++++ SUPPLIED ENTRIES ++++

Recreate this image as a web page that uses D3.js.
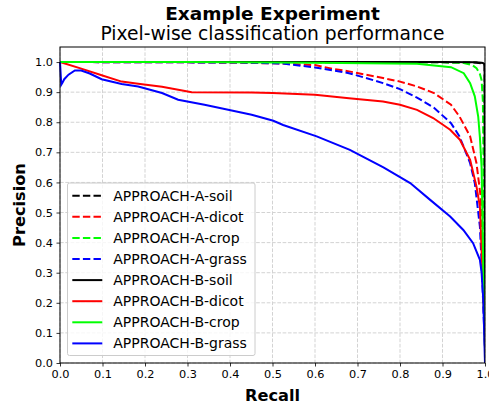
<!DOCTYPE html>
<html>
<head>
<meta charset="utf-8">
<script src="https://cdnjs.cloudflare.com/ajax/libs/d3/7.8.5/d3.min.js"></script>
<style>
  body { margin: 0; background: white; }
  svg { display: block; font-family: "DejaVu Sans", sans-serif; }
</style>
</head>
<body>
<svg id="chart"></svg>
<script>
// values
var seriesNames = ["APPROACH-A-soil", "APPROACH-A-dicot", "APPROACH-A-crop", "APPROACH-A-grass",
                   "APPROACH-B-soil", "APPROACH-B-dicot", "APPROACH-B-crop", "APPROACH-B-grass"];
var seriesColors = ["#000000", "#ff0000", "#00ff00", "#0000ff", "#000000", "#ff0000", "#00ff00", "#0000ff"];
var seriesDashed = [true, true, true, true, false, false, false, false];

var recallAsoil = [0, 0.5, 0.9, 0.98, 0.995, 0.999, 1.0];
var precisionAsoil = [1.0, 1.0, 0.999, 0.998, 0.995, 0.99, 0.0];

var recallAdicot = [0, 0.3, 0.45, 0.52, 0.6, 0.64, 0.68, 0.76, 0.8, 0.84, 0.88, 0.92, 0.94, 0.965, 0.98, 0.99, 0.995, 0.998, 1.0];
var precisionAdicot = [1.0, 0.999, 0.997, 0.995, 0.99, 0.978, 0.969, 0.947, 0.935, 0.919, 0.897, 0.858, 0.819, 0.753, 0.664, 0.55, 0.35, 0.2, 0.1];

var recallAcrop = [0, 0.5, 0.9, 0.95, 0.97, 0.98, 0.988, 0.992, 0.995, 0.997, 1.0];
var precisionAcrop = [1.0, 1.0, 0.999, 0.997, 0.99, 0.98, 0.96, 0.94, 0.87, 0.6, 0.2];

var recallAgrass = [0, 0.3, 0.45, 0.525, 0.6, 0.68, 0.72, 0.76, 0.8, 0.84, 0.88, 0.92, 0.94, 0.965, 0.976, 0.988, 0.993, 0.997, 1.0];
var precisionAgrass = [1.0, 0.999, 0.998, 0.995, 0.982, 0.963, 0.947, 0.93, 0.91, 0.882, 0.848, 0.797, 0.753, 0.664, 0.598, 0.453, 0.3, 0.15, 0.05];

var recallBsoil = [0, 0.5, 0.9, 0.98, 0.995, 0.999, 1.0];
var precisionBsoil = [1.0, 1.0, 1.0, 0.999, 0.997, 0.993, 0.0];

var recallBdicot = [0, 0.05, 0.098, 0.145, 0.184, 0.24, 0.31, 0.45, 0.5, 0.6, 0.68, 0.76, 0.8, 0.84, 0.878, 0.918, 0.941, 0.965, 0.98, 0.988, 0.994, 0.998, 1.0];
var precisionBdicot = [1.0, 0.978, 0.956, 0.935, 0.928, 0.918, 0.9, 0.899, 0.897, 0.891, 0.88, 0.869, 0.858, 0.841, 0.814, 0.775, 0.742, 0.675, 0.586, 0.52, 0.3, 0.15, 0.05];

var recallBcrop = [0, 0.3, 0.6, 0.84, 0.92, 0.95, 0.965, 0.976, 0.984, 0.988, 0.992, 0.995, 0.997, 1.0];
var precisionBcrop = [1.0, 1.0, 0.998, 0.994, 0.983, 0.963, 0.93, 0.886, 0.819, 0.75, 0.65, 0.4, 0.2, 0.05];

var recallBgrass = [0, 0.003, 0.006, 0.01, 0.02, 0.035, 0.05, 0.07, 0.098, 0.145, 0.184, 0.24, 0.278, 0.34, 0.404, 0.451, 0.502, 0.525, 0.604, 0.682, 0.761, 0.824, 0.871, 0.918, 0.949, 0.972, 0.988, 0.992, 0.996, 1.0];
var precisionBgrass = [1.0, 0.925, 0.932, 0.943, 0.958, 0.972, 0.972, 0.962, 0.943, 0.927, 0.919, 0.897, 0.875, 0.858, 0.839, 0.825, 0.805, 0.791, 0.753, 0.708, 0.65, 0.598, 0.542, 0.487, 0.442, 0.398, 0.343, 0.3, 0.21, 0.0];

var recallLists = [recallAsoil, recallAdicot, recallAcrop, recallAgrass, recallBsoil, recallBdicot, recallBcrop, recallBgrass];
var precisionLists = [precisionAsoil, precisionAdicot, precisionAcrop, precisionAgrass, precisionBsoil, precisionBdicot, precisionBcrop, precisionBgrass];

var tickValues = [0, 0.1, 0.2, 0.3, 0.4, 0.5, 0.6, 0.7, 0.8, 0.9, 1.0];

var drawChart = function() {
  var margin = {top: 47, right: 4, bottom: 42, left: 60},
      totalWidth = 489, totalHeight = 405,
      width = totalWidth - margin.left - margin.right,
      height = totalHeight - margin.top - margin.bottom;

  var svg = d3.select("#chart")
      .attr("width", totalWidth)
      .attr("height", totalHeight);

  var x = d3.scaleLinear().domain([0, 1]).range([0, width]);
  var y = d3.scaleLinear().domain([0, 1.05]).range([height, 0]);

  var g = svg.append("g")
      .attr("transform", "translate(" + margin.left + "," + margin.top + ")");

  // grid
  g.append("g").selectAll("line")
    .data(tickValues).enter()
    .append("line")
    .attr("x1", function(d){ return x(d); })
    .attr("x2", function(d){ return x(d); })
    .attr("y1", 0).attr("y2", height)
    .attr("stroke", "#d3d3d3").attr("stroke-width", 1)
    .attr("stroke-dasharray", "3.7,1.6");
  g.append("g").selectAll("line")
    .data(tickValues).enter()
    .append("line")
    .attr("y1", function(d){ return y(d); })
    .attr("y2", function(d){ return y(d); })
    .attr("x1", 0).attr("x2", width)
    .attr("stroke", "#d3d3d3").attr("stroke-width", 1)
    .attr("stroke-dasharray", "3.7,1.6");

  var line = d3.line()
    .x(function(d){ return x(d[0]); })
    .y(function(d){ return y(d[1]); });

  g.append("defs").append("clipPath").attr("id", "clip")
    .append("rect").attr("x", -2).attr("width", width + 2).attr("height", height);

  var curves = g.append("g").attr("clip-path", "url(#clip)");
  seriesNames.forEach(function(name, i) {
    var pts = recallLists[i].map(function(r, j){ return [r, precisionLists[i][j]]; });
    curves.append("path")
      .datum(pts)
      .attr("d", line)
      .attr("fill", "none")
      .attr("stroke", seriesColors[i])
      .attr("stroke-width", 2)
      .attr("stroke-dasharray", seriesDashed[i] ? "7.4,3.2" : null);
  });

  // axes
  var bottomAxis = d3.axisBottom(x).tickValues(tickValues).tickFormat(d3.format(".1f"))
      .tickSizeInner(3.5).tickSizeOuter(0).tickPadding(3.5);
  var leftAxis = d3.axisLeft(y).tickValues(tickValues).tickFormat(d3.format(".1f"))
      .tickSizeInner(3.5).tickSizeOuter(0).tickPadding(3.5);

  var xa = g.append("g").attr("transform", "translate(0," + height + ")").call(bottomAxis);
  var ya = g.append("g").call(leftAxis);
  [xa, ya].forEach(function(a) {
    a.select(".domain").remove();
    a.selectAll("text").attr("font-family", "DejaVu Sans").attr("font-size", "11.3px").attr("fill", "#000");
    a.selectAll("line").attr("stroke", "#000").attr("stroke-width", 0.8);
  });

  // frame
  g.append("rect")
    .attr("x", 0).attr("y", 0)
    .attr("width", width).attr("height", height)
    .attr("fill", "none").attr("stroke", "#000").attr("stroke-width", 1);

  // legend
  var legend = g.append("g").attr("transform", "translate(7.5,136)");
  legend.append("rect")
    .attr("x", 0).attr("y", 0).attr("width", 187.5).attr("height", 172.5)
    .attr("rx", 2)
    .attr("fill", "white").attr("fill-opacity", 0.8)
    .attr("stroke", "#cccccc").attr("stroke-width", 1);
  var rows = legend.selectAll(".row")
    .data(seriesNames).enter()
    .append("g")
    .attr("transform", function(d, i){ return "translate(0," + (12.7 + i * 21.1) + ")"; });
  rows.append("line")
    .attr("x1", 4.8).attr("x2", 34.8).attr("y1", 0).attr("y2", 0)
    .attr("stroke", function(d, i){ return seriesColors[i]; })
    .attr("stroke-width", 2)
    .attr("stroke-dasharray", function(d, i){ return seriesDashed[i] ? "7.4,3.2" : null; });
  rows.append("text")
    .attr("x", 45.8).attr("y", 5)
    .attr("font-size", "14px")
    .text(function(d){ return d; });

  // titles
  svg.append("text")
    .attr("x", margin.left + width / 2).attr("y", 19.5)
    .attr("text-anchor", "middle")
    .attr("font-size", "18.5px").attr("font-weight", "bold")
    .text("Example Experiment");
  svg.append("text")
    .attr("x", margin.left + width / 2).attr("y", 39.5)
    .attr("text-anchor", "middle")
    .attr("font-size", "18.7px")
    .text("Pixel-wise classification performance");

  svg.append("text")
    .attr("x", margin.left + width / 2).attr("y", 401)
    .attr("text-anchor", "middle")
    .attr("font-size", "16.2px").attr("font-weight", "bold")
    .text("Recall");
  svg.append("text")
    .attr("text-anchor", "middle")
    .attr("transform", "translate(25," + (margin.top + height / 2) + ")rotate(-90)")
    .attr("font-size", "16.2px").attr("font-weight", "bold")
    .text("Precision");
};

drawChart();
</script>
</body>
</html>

++++
++++ SUPPLIED ENTRIES ++++

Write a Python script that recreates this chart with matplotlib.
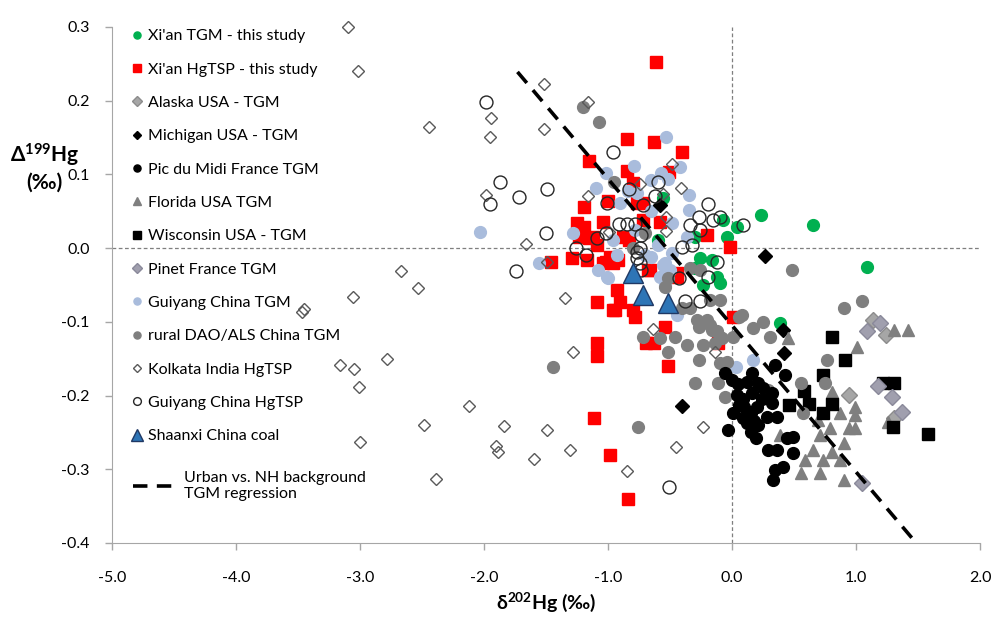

++++

EXERCISE
Would you restate, exactly and with no pictures, the lines of the entries above from the one containing "Recreate this image" through the one containing "0.453, 0.3, 0.15, 0.05];"?

ANSWER TO THE TASK
Recreate this image as a web page that uses D3.js.
<!DOCTYPE html>
<html>
<head>
<meta charset="utf-8">
<script src="https://cdnjs.cloudflare.com/ajax/libs/d3/7.8.5/d3.min.js"></script>
<style>
  body { margin: 0; background: white; }
  svg { display: block; font-family: "DejaVu Sans", sans-serif; }
</style>
</head>
<body>
<svg id="chart"></svg>
<script>
// values
var seriesNames = ["APPROACH-A-soil", "APPROACH-A-dicot", "APPROACH-A-crop", "APPROACH-A-grass",
                   "APPROACH-B-soil", "APPROACH-B-dicot", "APPROACH-B-crop", "APPROACH-B-grass"];
var seriesColors = ["#000000", "#ff0000", "#00ff00", "#0000ff", "#000000", "#ff0000", "#00ff00", "#0000ff"];
var seriesDashed = [true, true, true, true, false, false, false, false];

var recallAsoil = [0, 0.5, 0.9, 0.98, 0.995, 0.999, 1.0];
var precisionAsoil = [1.0, 1.0, 0.999, 0.998, 0.995, 0.99, 0.0];

var recallAdicot = [0, 0.3, 0.45, 0.52, 0.6, 0.64, 0.68, 0.76, 0.8, 0.84, 0.88, 0.92, 0.94, 0.965, 0.98, 0.99, 0.995, 0.998, 1.0];
var precisionAdicot = [1.0, 0.999, 0.997, 0.995, 0.99, 0.978, 0.969, 0.947, 0.935, 0.919, 0.897, 0.858, 0.819, 0.753, 0.664, 0.55, 0.35, 0.2, 0.1];

var recallAcrop = [0, 0.5, 0.9, 0.95, 0.97, 0.98, 0.988, 0.992, 0.995, 0.997, 1.0];
var precisionAcrop = [1.0, 1.0, 0.999, 0.997, 0.99, 0.98, 0.96, 0.94, 0.87, 0.6, 0.2];

var recallAgrass = [0, 0.3, 0.45, 0.525, 0.6, 0.68, 0.72, 0.76, 0.8, 0.84, 0.88, 0.92, 0.94, 0.965, 0.976, 0.988, 0.993, 0.997, 1.0];
var precisionAgrass = [1.0, 0.999, 0.998, 0.995, 0.982, 0.963, 0.947, 0.93, 0.91, 0.882, 0.848, 0.797, 0.753, 0.664, 0.598, 0.453, 0.3, 0.15, 0.05];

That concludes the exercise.